The majority in Congress who also favored punishing the South forever passed a law, over Johnson’s veto, making the long-observed right of the President to remove members of his cabinet contingent upon Senate approval. Johnson fired Stanton and the House promptly impeached him. The Senate tried the case and voted 35-19 to convict, one vote shy of the two-thirds necessary to convict.

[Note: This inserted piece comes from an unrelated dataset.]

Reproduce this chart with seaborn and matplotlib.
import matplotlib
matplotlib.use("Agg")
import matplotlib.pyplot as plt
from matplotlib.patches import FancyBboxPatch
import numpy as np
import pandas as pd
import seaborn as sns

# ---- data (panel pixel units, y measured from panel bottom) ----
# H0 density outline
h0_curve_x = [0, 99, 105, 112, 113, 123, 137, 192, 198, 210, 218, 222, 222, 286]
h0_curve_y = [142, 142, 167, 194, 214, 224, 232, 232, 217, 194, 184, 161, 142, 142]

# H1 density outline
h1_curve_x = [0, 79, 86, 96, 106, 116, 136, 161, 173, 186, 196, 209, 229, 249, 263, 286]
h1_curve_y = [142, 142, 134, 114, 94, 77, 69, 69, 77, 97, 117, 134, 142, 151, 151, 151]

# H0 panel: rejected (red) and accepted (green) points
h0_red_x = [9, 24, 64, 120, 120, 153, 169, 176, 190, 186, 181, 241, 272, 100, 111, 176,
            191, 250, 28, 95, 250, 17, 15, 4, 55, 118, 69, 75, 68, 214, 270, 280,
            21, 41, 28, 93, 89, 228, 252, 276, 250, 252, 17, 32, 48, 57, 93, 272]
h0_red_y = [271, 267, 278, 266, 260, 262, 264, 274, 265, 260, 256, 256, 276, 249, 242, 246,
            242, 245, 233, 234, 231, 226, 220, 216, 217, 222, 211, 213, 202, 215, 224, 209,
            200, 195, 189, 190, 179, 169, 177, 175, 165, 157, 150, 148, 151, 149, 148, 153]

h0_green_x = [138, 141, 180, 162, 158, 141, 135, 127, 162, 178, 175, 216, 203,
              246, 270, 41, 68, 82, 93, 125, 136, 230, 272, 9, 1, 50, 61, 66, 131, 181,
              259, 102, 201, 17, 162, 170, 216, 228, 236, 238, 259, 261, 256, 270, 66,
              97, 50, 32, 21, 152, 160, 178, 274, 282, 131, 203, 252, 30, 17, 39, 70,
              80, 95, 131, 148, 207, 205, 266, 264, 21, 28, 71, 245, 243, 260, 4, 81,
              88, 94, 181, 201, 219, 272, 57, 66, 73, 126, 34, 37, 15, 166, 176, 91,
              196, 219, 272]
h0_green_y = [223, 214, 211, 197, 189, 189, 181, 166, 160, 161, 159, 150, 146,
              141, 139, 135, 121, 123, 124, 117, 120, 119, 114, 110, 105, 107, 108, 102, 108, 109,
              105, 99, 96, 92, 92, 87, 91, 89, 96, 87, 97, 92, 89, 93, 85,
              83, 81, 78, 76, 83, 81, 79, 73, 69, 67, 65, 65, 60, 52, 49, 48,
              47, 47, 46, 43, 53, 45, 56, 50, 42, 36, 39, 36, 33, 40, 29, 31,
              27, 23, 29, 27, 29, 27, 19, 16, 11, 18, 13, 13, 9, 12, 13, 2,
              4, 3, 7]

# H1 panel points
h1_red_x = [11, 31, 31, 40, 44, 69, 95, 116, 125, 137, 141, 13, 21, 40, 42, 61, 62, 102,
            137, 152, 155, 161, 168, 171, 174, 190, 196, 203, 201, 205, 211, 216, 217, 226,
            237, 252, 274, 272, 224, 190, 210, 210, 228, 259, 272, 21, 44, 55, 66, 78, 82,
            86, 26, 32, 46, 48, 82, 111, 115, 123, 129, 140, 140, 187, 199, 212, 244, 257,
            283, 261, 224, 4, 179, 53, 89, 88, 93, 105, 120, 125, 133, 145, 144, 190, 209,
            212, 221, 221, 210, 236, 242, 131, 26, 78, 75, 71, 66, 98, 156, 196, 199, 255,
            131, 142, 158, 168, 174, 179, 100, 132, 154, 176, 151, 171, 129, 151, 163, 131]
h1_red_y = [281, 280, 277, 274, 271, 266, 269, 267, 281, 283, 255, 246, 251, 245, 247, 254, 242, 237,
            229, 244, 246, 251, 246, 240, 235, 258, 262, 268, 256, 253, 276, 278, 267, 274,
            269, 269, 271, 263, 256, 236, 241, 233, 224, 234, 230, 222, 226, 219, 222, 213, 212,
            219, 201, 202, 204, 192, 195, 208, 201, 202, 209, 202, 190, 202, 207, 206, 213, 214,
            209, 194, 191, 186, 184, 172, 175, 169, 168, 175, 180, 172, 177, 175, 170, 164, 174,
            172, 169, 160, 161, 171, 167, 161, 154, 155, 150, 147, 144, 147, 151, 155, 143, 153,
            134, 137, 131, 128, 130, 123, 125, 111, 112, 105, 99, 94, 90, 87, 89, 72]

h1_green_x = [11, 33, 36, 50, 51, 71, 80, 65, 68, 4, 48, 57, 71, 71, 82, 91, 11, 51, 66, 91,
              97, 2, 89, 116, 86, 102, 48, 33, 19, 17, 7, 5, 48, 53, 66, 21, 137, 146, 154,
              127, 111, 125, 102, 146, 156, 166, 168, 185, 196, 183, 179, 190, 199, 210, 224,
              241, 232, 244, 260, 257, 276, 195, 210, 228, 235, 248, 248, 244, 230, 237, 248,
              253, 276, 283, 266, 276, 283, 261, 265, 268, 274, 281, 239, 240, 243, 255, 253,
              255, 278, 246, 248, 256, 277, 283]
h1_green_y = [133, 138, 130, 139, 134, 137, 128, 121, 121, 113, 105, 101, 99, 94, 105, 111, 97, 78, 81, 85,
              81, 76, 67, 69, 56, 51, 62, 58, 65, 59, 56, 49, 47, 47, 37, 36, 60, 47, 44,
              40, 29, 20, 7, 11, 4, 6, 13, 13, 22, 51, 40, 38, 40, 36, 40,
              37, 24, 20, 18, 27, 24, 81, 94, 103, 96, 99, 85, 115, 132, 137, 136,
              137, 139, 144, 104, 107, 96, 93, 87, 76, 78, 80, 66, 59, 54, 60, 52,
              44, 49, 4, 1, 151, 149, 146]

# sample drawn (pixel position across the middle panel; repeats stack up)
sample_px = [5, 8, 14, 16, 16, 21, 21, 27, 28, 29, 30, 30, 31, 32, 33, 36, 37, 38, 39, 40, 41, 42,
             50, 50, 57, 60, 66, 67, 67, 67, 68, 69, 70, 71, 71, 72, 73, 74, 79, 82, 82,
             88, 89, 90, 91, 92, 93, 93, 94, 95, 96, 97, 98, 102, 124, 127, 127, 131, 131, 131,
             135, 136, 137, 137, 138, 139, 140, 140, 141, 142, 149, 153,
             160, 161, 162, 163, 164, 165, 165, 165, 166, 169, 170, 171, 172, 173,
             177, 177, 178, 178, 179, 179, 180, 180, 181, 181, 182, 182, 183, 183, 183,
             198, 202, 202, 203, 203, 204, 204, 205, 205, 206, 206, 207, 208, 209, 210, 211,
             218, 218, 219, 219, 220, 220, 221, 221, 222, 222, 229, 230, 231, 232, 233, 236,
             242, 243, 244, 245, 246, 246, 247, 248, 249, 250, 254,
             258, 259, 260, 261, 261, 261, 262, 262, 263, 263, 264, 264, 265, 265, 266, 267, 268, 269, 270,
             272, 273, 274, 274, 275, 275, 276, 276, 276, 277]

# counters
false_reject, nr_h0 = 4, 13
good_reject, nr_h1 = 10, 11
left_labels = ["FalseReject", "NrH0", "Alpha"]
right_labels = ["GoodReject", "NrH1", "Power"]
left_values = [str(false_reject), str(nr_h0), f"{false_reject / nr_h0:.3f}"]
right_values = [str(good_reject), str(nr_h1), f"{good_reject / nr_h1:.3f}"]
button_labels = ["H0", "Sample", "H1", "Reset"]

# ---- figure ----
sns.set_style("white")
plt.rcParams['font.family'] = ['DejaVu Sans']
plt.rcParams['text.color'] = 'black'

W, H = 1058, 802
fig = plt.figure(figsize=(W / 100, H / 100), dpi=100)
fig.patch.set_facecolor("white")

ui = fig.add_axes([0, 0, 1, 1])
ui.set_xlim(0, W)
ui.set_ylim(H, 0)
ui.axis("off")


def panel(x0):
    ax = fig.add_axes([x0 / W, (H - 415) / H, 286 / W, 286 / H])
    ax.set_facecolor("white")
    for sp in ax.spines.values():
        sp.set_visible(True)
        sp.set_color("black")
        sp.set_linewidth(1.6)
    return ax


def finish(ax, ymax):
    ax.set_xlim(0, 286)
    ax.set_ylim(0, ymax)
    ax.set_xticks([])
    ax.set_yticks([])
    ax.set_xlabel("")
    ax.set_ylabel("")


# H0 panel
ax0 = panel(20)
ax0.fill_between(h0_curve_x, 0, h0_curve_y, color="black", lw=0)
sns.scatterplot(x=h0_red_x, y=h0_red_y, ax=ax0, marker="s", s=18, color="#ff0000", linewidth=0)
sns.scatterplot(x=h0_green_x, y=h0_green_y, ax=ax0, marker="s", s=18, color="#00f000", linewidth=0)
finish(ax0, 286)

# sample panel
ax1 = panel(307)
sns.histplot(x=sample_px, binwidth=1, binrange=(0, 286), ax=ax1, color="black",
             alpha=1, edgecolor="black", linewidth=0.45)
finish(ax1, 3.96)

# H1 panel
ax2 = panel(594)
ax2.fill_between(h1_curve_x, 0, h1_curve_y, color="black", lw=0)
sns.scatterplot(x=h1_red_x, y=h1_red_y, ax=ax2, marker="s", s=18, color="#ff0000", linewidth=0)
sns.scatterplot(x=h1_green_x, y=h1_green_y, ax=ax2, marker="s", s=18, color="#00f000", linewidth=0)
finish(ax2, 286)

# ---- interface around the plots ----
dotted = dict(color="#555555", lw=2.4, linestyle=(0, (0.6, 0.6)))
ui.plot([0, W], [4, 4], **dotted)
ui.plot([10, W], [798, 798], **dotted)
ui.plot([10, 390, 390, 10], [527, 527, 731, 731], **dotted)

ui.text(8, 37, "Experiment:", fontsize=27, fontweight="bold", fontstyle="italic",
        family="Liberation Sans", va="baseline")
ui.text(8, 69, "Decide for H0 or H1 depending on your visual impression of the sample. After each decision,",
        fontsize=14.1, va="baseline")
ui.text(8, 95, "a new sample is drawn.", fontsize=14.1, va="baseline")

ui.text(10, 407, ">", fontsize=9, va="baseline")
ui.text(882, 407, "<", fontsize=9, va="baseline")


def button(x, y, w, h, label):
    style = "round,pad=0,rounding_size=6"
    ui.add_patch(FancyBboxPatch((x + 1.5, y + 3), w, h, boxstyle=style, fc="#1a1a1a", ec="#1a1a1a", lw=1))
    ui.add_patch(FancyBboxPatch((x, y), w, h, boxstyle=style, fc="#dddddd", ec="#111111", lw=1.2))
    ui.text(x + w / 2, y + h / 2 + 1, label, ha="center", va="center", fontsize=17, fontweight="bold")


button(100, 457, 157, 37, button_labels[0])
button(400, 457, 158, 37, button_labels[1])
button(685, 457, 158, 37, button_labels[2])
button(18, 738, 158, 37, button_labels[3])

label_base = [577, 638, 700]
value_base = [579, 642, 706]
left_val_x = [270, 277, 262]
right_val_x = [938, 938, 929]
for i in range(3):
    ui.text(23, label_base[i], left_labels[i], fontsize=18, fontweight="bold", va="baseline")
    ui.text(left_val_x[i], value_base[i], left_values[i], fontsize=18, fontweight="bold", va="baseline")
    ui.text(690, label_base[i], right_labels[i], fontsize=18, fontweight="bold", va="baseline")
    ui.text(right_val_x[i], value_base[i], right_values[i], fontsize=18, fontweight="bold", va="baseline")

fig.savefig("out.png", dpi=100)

While five Republican senators broke with their party leadership to oppose conviction, it is Senator Edmund Gibson Ross of Kansas, a hero of the Civil War, who is usually acknowledged to have cast the decisive vote (and thus saving the Constitution). No less worthy than John F. Kennedy, in his Pulitzer Prize-winning book, Profiles in Courage, gives the credit to Ross. In recounting the vote, Ross later wrote “I looked into my open grave,” and he was right. He did the right thing, even though it called down upon his head the wrath of the vindictive and dictatorial leaders of his party and ended his political career.

Now the Czarina and her cabal seek to subvert the Constitution by purporting to enact legislation by fiat. Of course, the President could veto any such bill as he is required by his oath to “preserve, protect and defend the Constitution,” but he needs something upon which to claim political “victory.” And while it is likely that the Supreme Court will declare any “deemed” legislation to be a Constitutional nullity, that will take time.

So, for the sake of the American people and constitutional government, I pray that there are enough Edmund Gibson Ross-es among the members of the Democratic Party in Congress, representatives who will place their sworn duty to the Constitution above their fear of the Czarina.

2 comments:

Jody Harrington said...

I think I need to resign as Mom of Congress. I'm very very concerned.

Mac said...

Nah,

They need a Mom more than ever. These rowdy, sullen, angry, bickering teenage years are the worst.

So, I say again, "QG for Mom of Congress!"